D – [Clément Philibert] Léo Delibes par simplicité (1836-1891). Une vie et une carrière courte avec une petite notoriété enviable par les précédents. Une formation classique au conservatoire sous la coupe d'Alfred Adam. Auteur de deux ballets toujours au répertoire du Palais Garnier : Coppélia et Sylvia ; sans oublier l'incontournable opéra Lakmé de 1883 inspiré par Pierre Loti, un mélodrame en Inde et son inusable "duo des fleurs". Autre opéra notable, "Le roi l'a dit" sans rapport avec la pièce anti monarchique "Le roi s'amuse" de Victor Hugo, interdite en 1832 et qui inspira Rigoletto de Verdi… 

Pour la reprise de "Le roi s'amuseà la Comédie-Française en 1882, Léo Delibes composera une musique de scène, sept danses et un final que nous écoutons [Playlist 5 à 12].

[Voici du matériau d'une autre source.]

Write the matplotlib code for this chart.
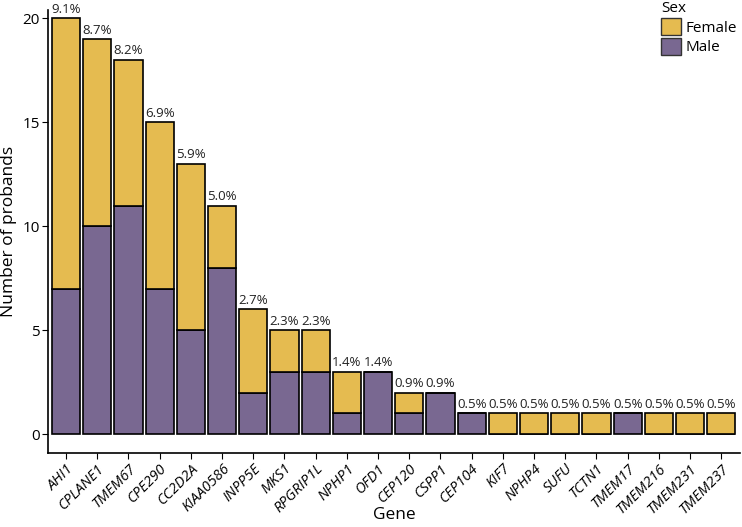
import numpy as np
import matplotlib
matplotlib.use('Agg')
import matplotlib.pyplot as plt
from matplotlib.patches import Patch

plt.rcParams['font.family'] = ['Open Sans', 'DejaVu Sans']

genes = ['AHI1', 'CPLANE1', 'TMEM67', 'CPE290', 'CC2D2A', 'KIAA0586', 'INPP5E',
         'MKS1', 'RPGRIP1L', 'NPHP1', 'OFD1', 'CEP120', 'CSPP1', 'CEP104', 'KIF7',
         'NPHP4', 'SUFU', 'TCTN1', 'TMEM17', 'TMEM216', 'TMEM231', 'TMEM237']
male = [7, 10, 11, 7, 5, 8, 2, 3, 3, 1, 3, 1, 2, 1, 0, 0, 0, 0, 1, 0, 0, 0]
female = [13, 9, 7, 8, 8, 3, 4, 2, 2, 2, 0, 1, 0, 0, 1, 1, 1, 1, 0, 1, 1, 1]
pct_labels = ['9.1%', '8.7%', '8.2%', '6.9%', '5.9%', '5.0%', '2.7%', '2.3%', '2.3%',
              '1.4%', '1.4%', '0.9%', '0.9%', '0.5%', '0.5%', '0.5%', '0.5%', '0.5%',
              '0.5%', '0.5%', '0.5%', '0.5%']

c_female = '#E5BB50'
c_male = '#796891'

fig = plt.figure(figsize=(7.42, 5.27), dpi=100)
ax = fig.add_axes([48 / 742, 74 / 527, 692 / 742, 443 / 527])

x = np.arange(len(genes))
male = np.array(male)
female = np.array(female)
ax.bar(x, male, width=0.9, color=c_male, edgecolor='black', linewidth=1.2)
ax.bar(x, female, width=0.9, bottom=male, color=c_female, edgecolor='black', linewidth=1.2)

total = male + female
for xi, t, lab in zip(x, total, pct_labels):
    ax.text(xi, t + 0.12, lab, ha='center', va='bottom', fontsize=9.5, color='#222222')

ax.set_xlim(-0.58, 21.6)
ax.set_ylim(-0.9, 20.4)
ax.set_yticks([0, 5, 10, 15, 20])
ax.set_xticks(x)
ax.set_xticklabels(genes, rotation=45, ha='right', rotation_mode='anchor',
                   fontstyle='italic', fontsize=10.5)
ax.tick_params(axis='y', labelsize=11, length=4, color='black', pad=2)
ax.tick_params(axis='x', length=4, color='black', pad=2)
for s in ['top', 'right']:
    ax.spines[s].set_visible(False)
for s in ['left', 'bottom']:
    ax.spines[s].set_linewidth(1.2)

ax.set_xlabel('Gene', fontsize=12.5, labelpad=-7)
ax.set_ylabel('Number of probands', fontsize=12.5, labelpad=4)

handles = [Patch(facecolor=c_female, edgecolor='#333333', label='Female'),
           Patch(facecolor=c_male, edgecolor='#333333', label='Male')]
leg = fig.legend(handles=handles, title='Sex', loc='upper left',
                 bbox_to_anchor=(655 / 742, 1.01), frameon=False, fontsize=11,
                 title_fontsize=11, handlelength=1.3, handleheight=1.3,
                 handletextpad=0.3, labelspacing=0.15, borderaxespad=0)
leg._legend_box.align = 'left'

fig.savefig('out.png', dpi=100)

E - Jules Massenet (1842-1912) ferme la marche du XIXème siècle. Un compositeur à mi-chemin entre les grands maîtres et les petits maîtres présentés avant. Il bénéficie d'une solide formation au conservatoire : le piano, l'orgue, le solfège et le contrepoint, l'harmonie et la composition (classe d'Ambroise Thomas). Comme ses confrères, il sera un compositeur lyrique prolixe : 41 opéras ! Grands crus : Manon, Werther et Thaïs qui n'en finit pas de méditer 😊. Mais Massenet produira dans tous les genres : religieux, musique de chambre, suites symphoniques, piano, mélodies, etc. 450 ouvrages ! Et pour la scène, des ballets comme Espada en un acte mettant en scène l'univers des corridas que nous écoutons en conclusion de ce CD dans une direction jubilatoire de Neeme Järvi.

On l'aura compris, Massenet, un compositeur qui devra avoir SA chronique personnelle… [Playlist 13 à 23].

 

Le cinéma a produit ses nanars, en SF ou dans les westerns "spaghetti", moyens métrages sans queue ni tête mais poilants (voir index cinoche : les Django(s) de Rockin ou les monstrueuses cervelles anthropophages du Toon). Des divertissements fauchés pour cinéphiles ouverts à tous les délires, le musée de la toile. La plupart des opéras comiques du début du XXème siècle reposait sur le même principe, l'horreur et les flingues en moins : amuser, tirer des larmes de crocodiles, faire frissonner en s'inspirant de mélos cuculs, parfois mieux, en faisant  appel à de grands écrivains. 

Nota : livret trilingue avec plein de petits détails ciblés sur les différentes pièces.